Господин с оловянными глазами, приехавший к Аделаиде с утренним визитом, в санях, на лихом рысаке, не знал, как укрыть свою голову; оставалось одно: из воротника шубы сделать себе род капора. Будь все это в другое время, он, под предлогом размена шляп остался бы у Аделаиды на все утро; да как знать, быть может, просидел бы до вечера, а теперь скачи, да еще, быть может, схватишь ревматизм или горячку: а кто виноват? — приятель Греча? — совсем нет: виноват Пушкин, этот рифмоплет, в котором нет ничего особенного. Так по крайней мере думал авторитет, страдая от могучего ветра нашего севера; а между тем несмотря на то что голова его прозябла донельзя и широкая важность начинала сжиматься, сколько в этой голове роилось предположений: что могло рассердить Аделаиду? Кажется, в стихах ничего нет двусмысленного, и стишки само по себе преизрядные; не вздумал ли он вложить какую-нибудь записочку да, ни с того ни с сего, сделать вдруг декларацию, искать ее взаимности?.. так,! это понятно! напиши я или мне подобный — другое дело... а Пушкин... Ну конечно, есть на что рассердиться: или может быть, не было ли тут акростиха в роде объяснения? а ведь от подобных господчиков все станется!.. Но при этой мысли вдруг с перекрестка такой дунул ветер, что все предположения авторитета застыли и он, крикнув: пошел! — исчез в капюшоне.

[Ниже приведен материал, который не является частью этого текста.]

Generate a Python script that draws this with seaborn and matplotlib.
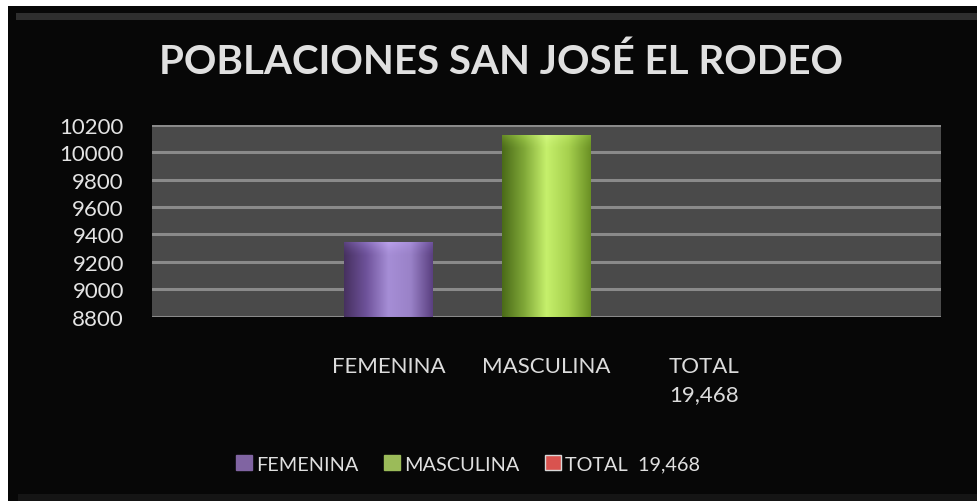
import numpy as np
import pandas as pd
import matplotlib
matplotlib.use("Agg")
import matplotlib.pyplot as plt
from matplotlib.patches import Rectangle, Patch
from matplotlib.colors import LinearSegmentedColormap
import seaborn as sns

# data
categories = ["FEMENINA", "MASCULINA", "TOTAL  19,468"]
tick_labels = ["FEMENINA", "MASCULINA", "TOTAL\n19,468"]
bar_categories = ["FEMENINA", "MASCULINA"]
bar_values = [9345, 10123]
series_colors = ["#8064A2", "#9BBB59", "#D9534F"]
y_ticks = [8800, 9000, 9200, 9400, 9600, 9800, 10000, 10200]

sns.set_theme(style="dark")
plt.rcParams["font.family"] = ["Lato", "DejaVu Sans"]

fig = plt.figure(figsize=(9.78, 5.02), dpi=100, facecolor="white")

# black panel with a soft highlight on top
fig.patches.append(Rectangle((8 / 978, 0), 1, 1 - 7 / 502, transform=fig.transFigure,
                             facecolor="#070707", edgecolor="none", zorder=-3))
fig.patches.append(Rectangle((16 / 978, 1 - 21 / 502), 1, 7 / 502, transform=fig.transFigure,
                             facecolor="#2e2e2e", edgecolor="none", zorder=-2))
fig.patches.append(Rectangle((18 / 978, 0), 1, 7 / 502, transform=fig.transFigure,
                             facecolor="#151515", edgecolor="none", zorder=-2))

ax = fig.add_axes([151.7 / 978, 1 - 317.7 / 502, (941 - 151.7) / 978, (317.7 - 125.7) / 502])
ax.set_facecolor("#4a4a4a")

df = pd.DataFrame({"categoria": bar_categories, "poblacion": bar_values})
sns.barplot(data=df, x="categoria", y="poblacion", hue="categoria",
            order=categories, hue_order=categories, palette=series_colors,
            saturation=1, width=0.56, dodge=False, legend=False, ax=ax,
            edgecolor="none", linewidth=0, zorder=3)

ax.set_xlim(-1.5, 3.5)
ax.set_ylim(y_ticks[0], y_ticks[-1])
ax.set_yticks(y_ticks)
ax.set_xticks(range(len(categories)))
ax.set_xticklabels(tick_labels, va="top", linespacing=1.55)
ax.tick_params(axis="x", length=0, pad=28, labelsize=16, labelcolor="#dcdcdc")
ax.tick_params(axis="y", length=0, pad=20, labelsize=16, labelcolor="#e4e4e4")
ax.set_xlabel("")
ax.set_ylabel("")
for s in ax.spines.values():
    s.set_visible(False)
ax.grid(axis="y", color="#8a8a8a", linewidth=2.2, zorder=1)
ax.grid(axis="x", visible=False)
ax.set_axisbelow(True)

# cylinder-like shading for the bars
shades = {
    "#8064A2": ["#46305f", "#6e529a", "#a68ed6", "#9a82c8", "#5a3f80"],
    "#9BBB59": ["#4a6a18", "#80a838", "#c6f06c", "#a6d04e", "#6a9024"],
}
rims = {
    "#8064A2": ["#6a4f96", "#9a80d0", "#c8acf8", "#b096e4", "#7a5eae"],
    "#9BBB59": ["#78a030", "#a8d850", "#dafc8c", "#c0ec66", "#8ab83c"],
}
grad = np.linspace(0, 1, 256).reshape(1, -1)
fade = np.linspace(0, 1, 64) ** 1.5
ybot = y_ticks[0]
for patch in list(ax.patches):
    h = patch.get_height()
    if h == 0 or np.isnan(h):
        continue
    fc = matplotlib.colors.to_hex(patch.get_facecolor()).upper()
    if fc not in shades:
        continue
    x0, w = patch.get_x(), patch.get_width()
    top = patch.get_y() + h
    patch.set_visible(False)
    body = Rectangle((x0, ybot), w, top - ybot, transform=ax.transData)
    im = ax.imshow(grad, cmap=LinearSegmentedColormap.from_list("cyl", shades[fc]),
                   extent=[x0, x0 + w, ybot, top], aspect="auto", zorder=4, origin="lower")
    im.set_clip_path(body)
    # lighter cap at the top of the cylinder, fading downwards
    rgba = LinearSegmentedColormap.from_list("rim", rims[fc])(np.tile(grad, (64, 1)))
    rgba[..., 3] = 0.7 * fade[:, None]
    rim = ax.imshow(rgba, extent=[x0, x0 + w, top - 110, top], aspect="auto",
                    zorder=5, origin="lower")
    rim.set_clip_path(body)

ax.set_xlim(-1.5, 3.5)
ax.set_ylim(y_ticks[0], y_ticks[-1])

fig.text(0.5125, 1 - 62 / 502, "POBLACIONES SAN JOSÉ EL RODEO", ha="center", va="center",
         fontsize=29, fontweight="bold", color="#e0e0e0")

handles = [Patch(facecolor=c, edgecolor="#d8d8d8" if i == 2 else c, linewidth=1)
           for i, c in enumerate(series_colors)]
fig.legend(handles, categories, loc="center", bbox_to_anchor=(0.4785, 1 - 465 / 502),
           ncol=3, frameon=False, fontsize=14.3, labelcolor="#e0e0e0",
           handlelength=0.8, handleheight=0.8, handletextpad=0.2, columnspacing=1.3)

fig.savefig("out.png", dpi=100, facecolor=fig.get_facecolor())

В комнате Аделаиды было тепло, но ее щеголеватые ручки застыли как льдины; напрасно она приказала развести камин, напрасно она расхаживала по комнате — теплота отказалась ее лелеять, а Пушкин, которого она вздумала обидеть унизительным покровительством, так и веял на нее холодом.
— Что, как вздумает он напечатать! — подумала Аделаида, — да нет, этого быть не может... — И бедная Аделаида на эту минуту и забыла, что сплетни такая типография в свете, которая все и о всех и без цензуры печатает, и от блестящей столицы до темного захолустья рассылает все, как по телеграфу. И вот вечером того же дня, в лучшем обществе города, говорили о стихах Пушкина, написанных Аделаиде; все оценили их по достоинству, хотя каждый по-своему, но всего более занимало всех — это самая коротенькая строчка прозы; она-то и наделала столько шуму, как самой героине нашей, так и в городе. Что ж было это такое? да так, ничего, безделица: вместо должного числа, при похвальных стихах, было выставлено 1-е апреля[289
].
Само собой разумеется, что рассказ мой о Аделаиде Александровне есть отступление от хронологического порядка дневника моего. Все это было несколько лет позднее 20-го года, а именно в котором году, определить трудно: да и к чему это? довольно того, что этот рассказ, как мне кажется, достаточно выражает, какое имели превратное понятие о Пушкине.
Вот и в Кишиневе, в 20-м году, я помню разговор мой с одним чиновником Областного правления, с которым, вскоре по приезде моем в Бессарабию, я как-то случайно познакомился[290
].
До сих пор не знаю почему, этот человек отличал меня своим вниманием. Общего между нами, кажется, ничего не было: я молодой военный офицер, он — пожилой канцелярский чиновник; я пылок и юн, он стар и хладнокровен: почему бы, кажется, сойтись нам, разве потому только, что крайности сходятся. Но как бы то ни было, а при каждом свидании, где бы мы ни встретились, чиновник всегда первый подходил ко мне, начинал разговор о погоде, о том, о сем и кончал одним и тем же приветствием, что меня уважает душою. Спасибо ему, да что из этого?
Но вот, после двух-трех подобных встреч, чиновник подходит ко мне и начинает делать запросы.
— Давно я собирался спросить вас, — начал он, — да как-то все не удавалось.
— Что такое?
— Знакомы вы с бывшим нашим председателем уголовной палаты?
— С кем это?
— Да вот-с с Иваном Ферапонтовичем[291
].
— Нет, незнаком; а что-с?
— Да так-с, хороший человек, и семейство у него прекрасное, жена, доложу вам, отличная дама, а хозяйка такая, что другой в городе не отыщешь. Уж что ни подадут, так все отличное: варенье ли, соленье ли, наливочка ли — все, словом сказать, язык проглотишь. — При этих словах лицо моего знакомца как-то прояснилось, уста смаковали. — Так-таки и незнакомы? — заключил чиновник.